Die Fußbälle selbst, die Schuhe, die Sportbekleidung sind im Focus der letzten vier bis fünf WMs Anknüpfungspunkte für Gerechtigkeitskampagnen geworden. Ausbeuterische Kinderarbeit beim Fußballnähen; Horror in den Weltmarktfabriken der Sportartikelindustrie. Wir lernen, WM für WM, nicht länger unter den Rasen zu kehren, was die Hoflieferanten der großen Show für Unrecht auf dem Kerbholz haben.
Aber wenn es etwas zu feiern gibt, jenseits des Spielfeldes, dann feiern wir auch. Millionen in Südafrika und in aller Welt war danach zumute, als der alte Nelson Mandela sich noch aufraffen konnte, der WM Strahlkraft zu verleihen, als Fan eines Regenbogenteams.
Meine 16. WM, die, deren Spiele ich wohl verschlafen werde, ist schon vor dem Anpiff atemberaubend.
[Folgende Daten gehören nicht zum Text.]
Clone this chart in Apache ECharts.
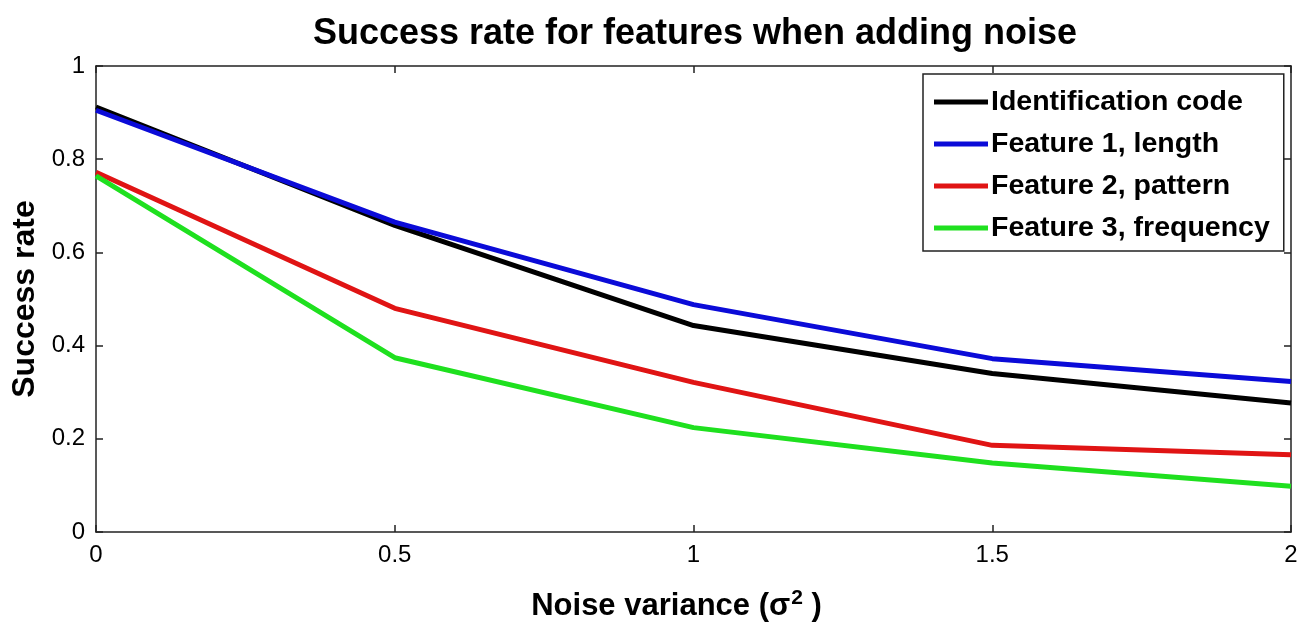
<!DOCTYPE html>
<html>
<head>
<meta charset="utf-8">
<script src="https://cdn.jsdelivr.net/npm/echarts@6/dist/echarts.min.js"></script>
<style>
  html, body { margin: 0; padding: 0; background: #fff; }
  #chart { width: 1309px; height: 627px; }
</style>
</head>
<body>
<div id="chart"></div>
<script>
// Noise variance levels (sigma^2)
const noiseVariance = [0, 0.5, 1, 1.5, 2];

// Success rate per feature at each noise level
const identificationCode = [0.912, 0.658, 0.443, 0.340, 0.277];
const feature1Length     = [0.905, 0.665, 0.488, 0.372, 0.323];
const feature2Pattern    = [0.772, 0.480, 0.321, 0.186, 0.166];
const feature3Frequency  = [0.764, 0.374, 0.224, 0.148, 0.098];

const seriesNames = [
  'Identification code',
  'Feature 1, length',
  'Feature 2, pattern',
  'Feature 3, frequency'
];
const seriesColors = ['#000000', '#0b0bd8', '#e01414', '#1fe01f'];
const seriesValues = [identificationCode, feature1Length, feature2Pattern, feature3Frequency];

const FONT = '"Liberation Sans", Arial, Helvetica, sans-serif';

function pairs(values) {
  return noiseVariance.map((x, i) => [x, values[i]]);
}

const frameAxis = {
  axisLine: { show: true, onZero: false, lineStyle: { color: '#222', width: 1.5 } },
  axisTick: { show: true, inside: true, length: 7, lineStyle: { color: '#222', width: 1.5 } },
  splitLine: { show: false }
};

const chart = echarts.init(document.getElementById('chart'), null, { renderer: 'canvas' });

chart.setOption({
  backgroundColor: '#ffffff',
  animation: false,
  title: {
    text: 'Success rate for features when adding noise',
    left: 690,
    textAlign: 'center',
    top: 11,
    textStyle: {
      fontFamily: FONT,
      fontWeight: 'bold',
      fontSize: 36,
      color: '#000'
    }
  },
  grid: { left: 96, right: 18, top: 66, bottom: 94, containLabel: false },
  legend: {
    orient: 'vertical',
    left: 923,
    top: 74,
    padding: [13, 14, 8, 11],
    backgroundColor: '#ffffff',
    borderColor: '#222',
    borderWidth: 1.5,
    borderRadius: 0,
    icon: 'rect',
    itemWidth: 54,
    itemHeight: 5,
    itemGap: 12,
    textStyle: {
      fontFamily: FONT,
      fontWeight: 'bold',
      fontSize: 28.5,
      lineHeight: 30,
      color: '#000',
      padding: [0, 0, 0, -2]
    },
    data: seriesNames
  },
  xAxis: [
    Object.assign({
      type: 'value',
      min: 0,
      max: 2,
      interval: 0.5,
      position: 'bottom',
      axisLabel: {
        show: true,
        margin: 11,
        fontFamily: FONT,
        fontSize: 24,
        color: '#000',
        formatter: v => String(v)
      },
      name: '{t|Noise variance (σ}{s|2}{t| )}',
      nameLocation: 'middle',
      nameGap: 56,
      nameTextStyle: {
        padding: [0, 34, 0, 0],
        rich: {
          t: { fontFamily: FONT, fontWeight: 'bold', fontSize: 31, color: '#000' },
          s: { fontFamily: FONT, fontWeight: 'bold', fontSize: 21, color: '#000', verticalAlign: 'top', padding: [0, 0, 16, 1] }
        }
      }
    }, frameAxis),
    Object.assign({
      type: 'value',
      min: 0,
      max: 2,
      interval: 0.5,
      position: 'top',
      axisLabel: { show: false }
    }, frameAxis)
  ],
  yAxis: [
    Object.assign({
      type: 'value',
      min: 0,
      max: 1,
      interval: 0.2,
      position: 'left',
      axisLabel: {
        show: true,
        margin: 11,
        fontFamily: FONT,
        fontSize: 24,
        color: '#000',
        formatter: v => String(Math.round(v * 10) / 10)
      },
      name: 'Success rate',
      nameLocation: 'middle',
      nameRotate: 90,
      nameGap: 53,
      nameTextStyle: { fontFamily: FONT, fontWeight: 'bold', fontSize: 32, color: '#000' }
    }, frameAxis),
    Object.assign({
      type: 'value',
      min: 0,
      max: 1,
      interval: 0.2,
      position: 'right',
      axisLabel: { show: false }
    }, frameAxis)
  ],
  series: seriesNames.map((name, i) => ({
    name: name,
    type: 'line',
    xAxisIndex: 0,
    yAxisIndex: 0,
    data: pairs(seriesValues[i]),
    symbol: 'none',
    lineStyle: { color: seriesColors[i], width: 5 },
    itemStyle: { color: seriesColors[i] },
    z: 2 + i
  }))
});
</script>
</body>
</html>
Wer hätte gedacht, dass Millionen, die den brasilianischen Delikatessenfußball lieben und praktizieren, trotzdem unbestechlich unterscheiden zwischen ihrer Sportbegeisterung und dem Vorrang für soziale Gerechtigkeit. Sich vom Schein der großen Show nicht einlullen lassen, diese Haltung weist weit über das Einzelereignis hinaus.
Dieser Tage war ein Foto von Horst Eckel, 82, zu sehen. Einer der beiden noch Lebenden aus dem Rudel der „Helden von Bern“, damals der Youngster. Ein Sportplatz-Foto, das Gesicht nicht im Detail zu erkennen. Er beobachtet einen Jüngeren beim Umgang mit dem Ball, gutmütig entspannt, will mir scheinen. Ob mittendrin wie er, oder als jemand, der eigentlich nur an den Kampagnen rund um den Fußball Teil hatte, wir haben erlebt – und die Jüngeren werden erleben – dass sich im Leben immer neue Türen auftun, durch die zu gehen sich lohnt – auch wenn das Leben für uns abläuft im Viervierteltakt der Fußball-WMs.